The Real Story Behind Chalk It Up To: Meaning, History, and How We Use It Today

The Real Story Behind Chalk It Up To: Meaning, History, and How We Use It Today

You've probably said it a thousand times without thinking. Maybe you failed a driving test and told your mom you’d just chalk it up to nerves. Or perhaps a business deal went south and your boss said to chalk it up to a learning experience. It’s one of those phrases that feels comfortable, like an old sweater. But where did it actually come from? Honestly, the history is a bit grittier than you might expect. It isn't just a polite way to dismiss a mistake; it's a phrase rooted in debt, drinking, and the physical act of scratching a mark onto a slate.

Language is weird like that.

Chalk It Up To Meaning: It’s More Than Just an Excuse

At its most basic level, to chalk it up to something means to ascribe a particular cause or credit to an event. If you win a race, you might chalk it up to your new shoes. If you lose, you chalk it up to the rain. It’s a verbal filing system. You are essentially saying, "This outcome belongs in this specific category."

Dictionaries like Merriam-Webster and the Oxford English Dictionary define it as "to credit or assign." But that’s a bit sterile, isn't it? In real life, we use it to make sense of the chaos. It provides a reason for things that might otherwise feel random or unfair. It’s a way of taking a complex situation—like a breakup or a failed product launch—and boiling it down to a single, manageable cause.

Sometimes we use it for praise, though that's rarer. "Chalk up another win for the team." More often, it’s a tool for resilience. It’s the linguistic equivalent of a shrug and a "moving on."

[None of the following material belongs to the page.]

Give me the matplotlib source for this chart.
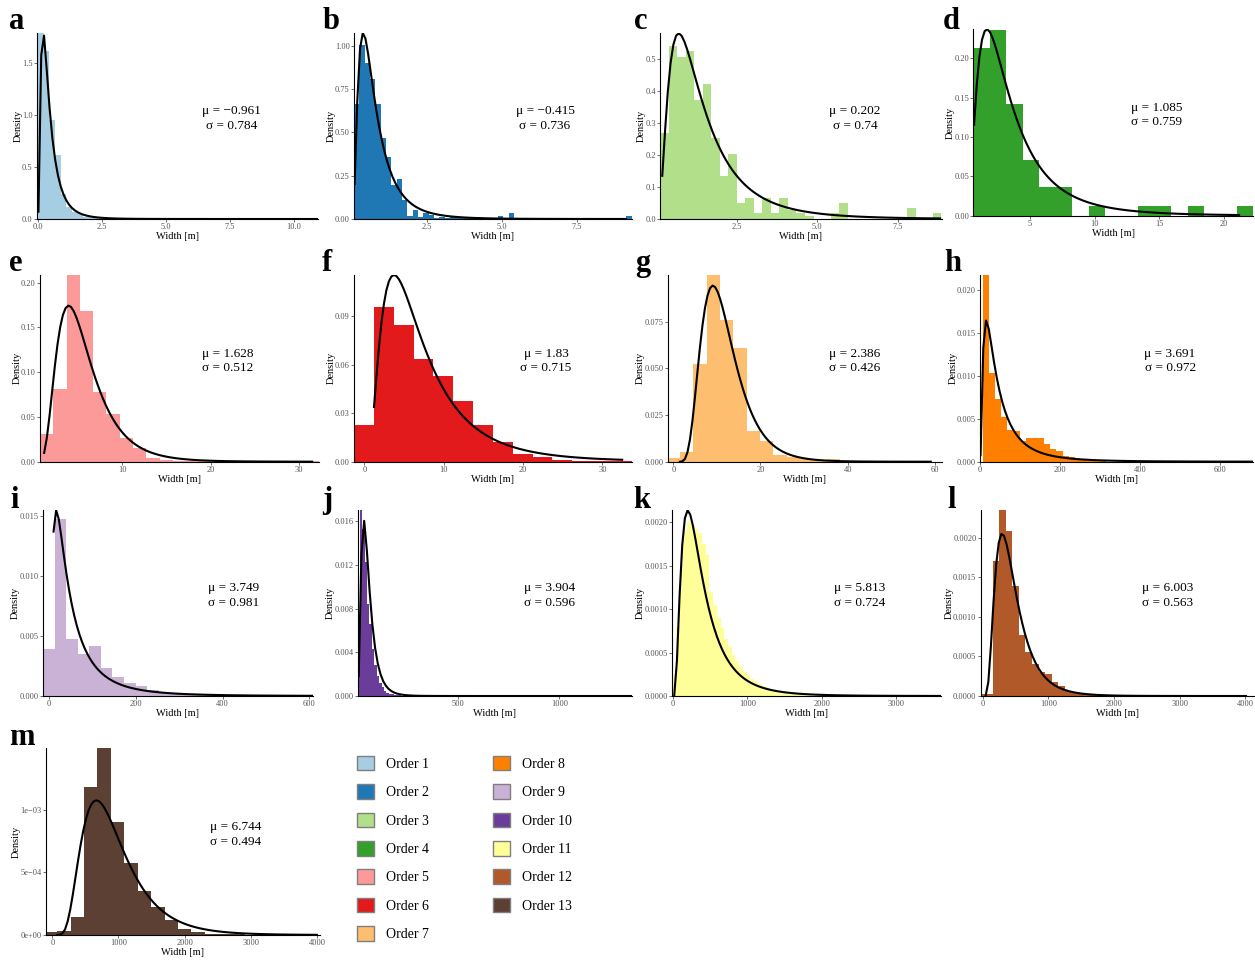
import numpy as np
import matplotlib
matplotlib.use('Agg')
from matplotlib import pyplot as plt
from matplotlib.patches import Patch
from matplotlib.ticker import FormatStrFormatter, FixedFormatter

plt.rcParams['font.family'] = ['Liberation Serif', 'DejaVu Serif']
plt.rcParams['axes.unicode_minus'] = True

W, H = 1255, 961

letters = list('abcdefghijklm')
orders = ['Order %d' % i for i in range(1, 14)]
colors = ['#A6CEE3', '#1F78B4', '#B2DF8A', '#33A02C', '#FB9A99', '#E31A1C', '#FDBF6F',
          '#FF7F00', '#CAB2D6', '#6A3D9A', '#FFFF99', '#B15928', '#5C4033']

# fitted lognormal parameters shown in each panel
mu = [-0.961, -0.415, 0.202, 1.085, 1.628, 1.83, 2.386, 3.691, 3.749, 3.904, 5.813, 6.003, 6.744]
sigma = [0.784, 0.736, 0.74, 0.759, 0.512, 0.715, 0.426, 0.972, 0.981, 0.596, 0.724, 0.563, 0.494]

# observed width range (fitted curve drawn over it)
w_min = [0.028, 0.1, 0.2, 0.67, 1.15, 1.22, 1.5, 1.4, 10, 10, 17, 45, 75]
w_max = [10.95, 9.14, 8.8, 21.2, 31.5, 32.5, 59.1, 683, 609, 1357, 3594, 4010, 4000]

# histogram bins: left edge of first bin and bin width
bin_start = [0.02, 0.08, 0.13, 0.61, 0.68, -1.3, -1.5, 6.7, -13.8, 3, -10, -50, -130]
bin_width = [0.22, 0.178, 0.264, 1.277, 1.505, 2.5, 3.058, 15.4, 26.6, 12, 50, 100, 203]

# histogram densities
h_a = [1.79, 1.62, 0.95, 0.62, 0.24, 0.12, 0.07, 0.045, 0.02, 0.015, 0.01, 0.005,
       0, 0, 0, 0, 0, 0, 0.008, 0, 0.008, 0.008, 0, 0, 0, 0, 0, 0.008,
       0, 0, 0, 0, 0, 0.008] + [0] * 15 + [0.008]
h_b = [0.665, 1.006, 0.90, 0.81, 0.665, 0.466, 0.36, 0.197, 0.23, 0.11, 0.017, 0.052, 0.013,
       0.037, 0.023, 0.006, 0.012, 0.006, 0.012, 0.012, 0.012, 0.012, 0.012, 0.012,
       0, 0, 0, 0.017, 0, 0.037] + [0] * 21 + [0.017]
h_c = [0.269, 0.539, 0.505, 0.523, 0.372, 0.421, 0.253, 0.135, 0.202, 0.051, 0.066, 0.018,
       0.066, 0.018, 0.066, 0.028, 0.018, 0.01, 0, 0, 0.018, 0.051,
       0, 0, 0, 0, 0, 0, 0, 0.033, 0, 0, 0.018]
h_d = [0.213, 0.236, 0.142, 0.0708, 0.036, 0.036, 0, 0.0123, 0, 0, 0.0123, 0.0123, 0,
       0.0123, 0, 0, 0.0123]
h_e = [0.0305, 0.081, 0.2086, 0.168, 0.078, 0.053, 0.027, 0.015, 0.004, 0.002, 0.001,
       0.001, 0.0005, 0.0005, 0, 0, 0, 0, 0, 0, 0.0005]
h_f = [0.0228, 0.0956, 0.0848, 0.0637, 0.0532, 0.0377, 0.0228, 0.012, 0.0048, 0.0031,
       0.001, 0.0005, 0.0003, 0.0003]
h_g = [0.0021, 0.005, 0.0523, 0.1, 0.0759, 0.0607, 0.0164, 0.011, 0.0036, 0.0027, 0.0015,
       0.001, 0.0013, 0.0006, 0.0006, 0.0003, 0.0003, 0.0002, 0.0002, 0.0001, 0.0001]
h_h = [0.0217, 0.0103, 0.0073, 0.0052, 0.0037, 0.0036, 0.0024, 0.0028, 0.0028, 0.0027,
       0.0020, 0.0015, 0.0012, 0.0007, 0.0006, 0.0003, 0.0002, 0.0001, 0.0001, 0.0001] + [0] * 23 + [0.00005]
h_i = [0.00395, 0.01475, 0.00473, 0.00353, 0.00415, 0.00237, 0.00156, 0.00109, 0.00083,
       0.00047, 0.00028, 0.00015, 0.0001, 0.00008, 0.00005, 0.00004, 0.00003, 0.00002,
       0.00002, 0.00001, 0.00001, 0, 0, 0.00001]
h_j = [0.0057, 0.0170, 0.0153, 0.0123, 0.0084, 0.0066, 0.0043, 0.0028, 0.0018, 0.0012,
       0.0008, 0.0005, 0.0003, 0.0002, 0.00015, 0.0001, 0.00008, 0.00005, 0.00003, 0.00002]
h_k = [0.00024, 0.0008, 0.0015, 0.0019, 0.0020, 0.00197, 0.00192, 0.00188, 0.00175, 0.00163,
       0.00120, 0.00105, 0.00090, 0.00078, 0.00066, 0.00056, 0.00047, 0.00040, 0.00033,
       0.00028, 0.00024, 0.00020, 0.00017, 0.00014, 0.00012, 0.00010, 0.00008, 0.00007,
       0.00006, 0.00005, 0.00004, 0.000035, 0.00003, 0.000025, 0.00002, 0.000018, 0.000015,
       0.000012, 0.00001, 0.00001, 0.000008, 0.000006]
h_l = [0.00003, 0.00003, 0.00171, 0.002346, 0.00208, 0.00139, 0.00077, 0.00056, 0.00040,
       0.00030, 0.00028, 0.00018, 0.00013, 0.00006, 0.00004, 0.00003, 0.00003, 0.00002,
       0.00001, 0.00001, 0.00001, 0, 0.00001, 0, 0, 0.00001]
h_m = [0.00002, 0.000035, 0.000146, 0.00118, 0.00149, 0.000904, 0.000572, 0.000354, 0.00022,
       0.00012, 0.000048, 0.00002, 0.00001, 0.000008, 0.000005, 0.000003, 0.000002, 0.000002,
       0.000001, 0.000001, 0.000001]
heights = [h_a, h_b, h_c, h_d, h_e, h_f, h_g, h_h, h_i, h_j, h_k, h_l, h_m]

# x limits and ticks
xlims = [(-0.04, 10.95), (0.08, 9.34), (0.13, 8.85), (0.61, 22.3), (0.68, 32.3), (-1.3, 33.7),
         (-1.3, 61.6), (0, 683), (-15, 609), (5, 1357), (-16, 3600), (-33, 4124), (-98, 4040)]
xticks = [[0, 2.5, 5, 7.5, 10], [2.5, 5, 7.5], [2.5, 5, 7.5], [5, 10, 15, 20], [10, 20, 30],
          [0, 10, 20, 30], [0, 20, 40, 60], [0, 200, 400, 600], [0, 200, 400, 600],
          [500, 1000], [0, 1000, 2000, 3000], [0, 1000, 2000, 3000, 4000],
          [0, 1000, 2000, 3000, 4000]]
yticks = [[0, 0.5, 1.0, 1.5], [0, 0.25, 0.5, 0.75, 1.0], [0, 0.1, 0.2, 0.3, 0.4, 0.5],
          [0, 0.05, 0.10, 0.15, 0.20], [0, 0.05, 0.10, 0.15, 0.20], [0, 0.03, 0.06, 0.09],
          [0, 0.025, 0.05, 0.075], [0, 0.005, 0.01, 0.015, 0.02], [0, 0.005, 0.01, 0.015],
          [0, 0.004, 0.008, 0.012, 0.016], [0, 0.0005, 0.001, 0.0015, 0.002],
          [0, 0.0005, 0.001, 0.0015, 0.002], [0, 0.0005, 0.001]]
yfmt = ['%.1f', '%.2f', '%.1f', '%.2f', '%.2f', '%.2f', '%.3f', '%.3f', '%.3f', '%.3f',
        '%.4f', '%.4f', None]
m_ylabels = ['0e+00', '5e\u221204', '1e\u221203']

# axes boxes in pixels: left, right, top, bottom
boxes = [(36.7, 318, 33, 219), (354, 631.7, 33, 219), (660, 941.7, 33.3, 219),
         (973.3, 1253.3, 29.3, 215.7),
         (40, 319.3, 275, 461.7), (354, 631.7, 275, 461.7), (667.7, 941.7, 275, 461.7),
         (980, 1252.7, 275, 461.7),
         (42.7, 313.3, 510.3, 696), (357.7, 631.7, 510.3, 696), (671.8, 940.8, 510.3, 696),
         (980.6, 1253.5, 510.3, 696),
         (45.9, 319.5, 748.3, 935)]
letter_pos = [(9, 29), (323, 29), (634, 29), (943, 29), (9, 271), (322, 271), (635, 271),
              (944, 271), (10, 508), (322, 508), (633, 508), (947, 508), (9, 745)]
note_x = [0.694, 0.688, 0.692, 0.656, 0.673, 0.691, 0.684, 0.697, 0.707, 0.70, 0.70, 0.686, 0.695]


def lnorm_pdf(x, m, s):
    return np.exp(-(np.log(x) - m) ** 2 / (2 * s * s)) / (x * s * np.sqrt(2 * np.pi))


fig = plt.figure(figsize=(W / 100, H / 100), dpi=100)

for k in range(13):
    l, r, t, b = boxes[k]
    ax = fig.add_axes([l / W, 1 - b / H, (r - l) / W, (b - t) / H])

    hk = np.array(heights[k])
    edges = bin_start[k] + bin_width[k] * np.arange(len(hk))
    ax.bar(edges, hk, width=bin_width[k], align='edge', color=colors[k], linewidth=0)

    xs = np.linspace(w_min[k], w_max[k], 101)
    ys = lnorm_pdf(xs, mu[k], sigma[k])
    ax.plot(xs, ys, color='black', lw=1.5, solid_joinstyle='round')

    ax.set_xlim(*xlims[k])
    ax.set_ylim(0, max(hk.max(), ys.max()))

    ax.set_xticks(xticks[k])
    if k < 3:
        ax.xaxis.set_major_formatter(FormatStrFormatter('%.1f'))
    else:
        ax.xaxis.set_major_formatter(FormatStrFormatter('%d'))
    ax.set_yticks(yticks[k])
    if yfmt[k]:
        ax.yaxis.set_major_formatter(FormatStrFormatter(yfmt[k]))
    else:
        ax.yaxis.set_major_formatter(FixedFormatter(m_ylabels))

    ax.tick_params(labelsize=6, labelcolor='#555555', length=2, width=0.5,
                   color='#333333', pad=1)
    for side in ['top', 'right']:
        ax.spines[side].set_visible(False)
    for side in ['left', 'bottom']:
        ax.spines[side].set_linewidth(0.8)
        ax.spines[side].set_color('black')

    ax.set_xlabel('Width [m]', fontsize=7.5, labelpad=0.5)
    ax.set_ylabel('Density', fontsize=7.5, labelpad=-0.5)

    m_txt = ('%g' % mu[k]).replace('-', '\u2212')
    ax.text(note_x[k], 0.54, '\u03bc = %s\n\u03c3 = %g' % (m_txt, sigma[k]),
            transform=ax.transAxes, ha='center', va='center', multialignment='center',
            fontsize=9.5, linespacing=1.3)

    lx, ly = letter_pos[k]
    fig.text(lx / W, 1 - ly / H, letters[k], fontsize=22, fontweight='bold', va='baseline')

handles = [Patch(facecolor=c, edgecolor='#7F7F7F', linewidth=1) for c in colors]
fig.legend(handles, orders, loc='upper left', bbox_to_anchor=(357 / W, 1 - 756 / H),
           ncol=2, frameon=False, fontsize=10, borderpad=0, borderaxespad=0,
           handlelength=1.22, handleheight=1.22, handletextpad=0.86,
           labelspacing=0.97, columnspacing=4.6)

fig.savefig('out.png', dpi=100)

The Sticky Floor History of the Phrase

Long before we had digital spreadsheets or credit card processors, people still bought things they couldn't afford. Usually, this happened in 16th-century English pubs or taverns.

Imagine a local laborer walking into an alehouse. He’s thirsty, but his pockets are empty until payday. The tavern keeper didn't have a sophisticated POS system. Instead, they had a slate board or even just the wall next to the bar. They would literally take a piece of chalk and scratch a mark representing the cost of the drink under the customer’s name.

This was the "chalk."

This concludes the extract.